Por isto, parece mais razoável fazer-se esta outra pergunta: aceitou a Igreja, em séculos anteriores e em alguns casos, o matrimónio homossexual?

O Direito romano, que a Igreja aceitou e fez seu, reconhecia duas definições de matrimónio. Assim o indicam os manuais de Direito romano (Antonio Fernández de Buján, Derecho Privado Romano, Madrid, Iustel, 2008, 134-135). Uma destas definições encontra-se já em Ulpiano (Digesto, 1. 1. 3) e foi desenvolvida por Modestino (D. 23. 2. 1), que entende o “matrimónio, coniunctio maris et feminae, a união do homem e da mulher”. A outra definição está também em Ulpiano (D. 24. 1. 32. 13): “Não é a união sexual o que faz o matrimónio, mas o afeto, affectio, matrimonial”. Como é lógico, o ”afeto matrimonial” pode-se dar e viver ao mesmo tempo entre pessoas de diferentes sexos como entre pessoas do mesmo sexo. É verdade que a definição de Modestino (“união de homem e mulher”) é a que prevaleceu no Decretum de Graciano e, daí, passou ao Direito Canónico.

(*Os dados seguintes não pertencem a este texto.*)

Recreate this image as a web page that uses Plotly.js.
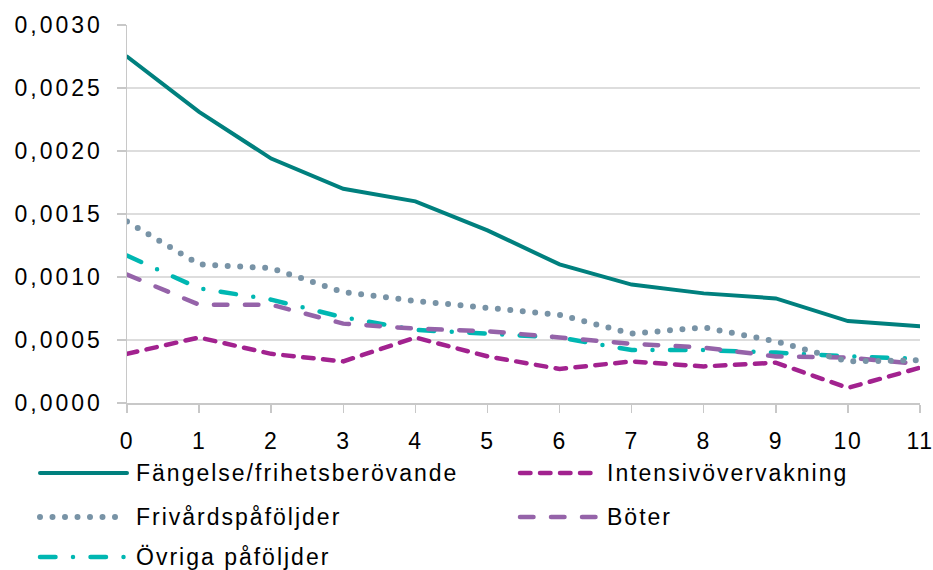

Contudo, a segunda das definições mencionadas ficou também recolhida nas Instituciones de Justiniano (A. Fernández de Buján, o. c., 135). De maneira que onde se põe o acento, em ambas definições, é “no projeto de vida em comum” (o. c., 135). É evidente que tal projeto se pode realizar tanto entre pessoas de distinto sexo como entre pessoas do mesmo sexo.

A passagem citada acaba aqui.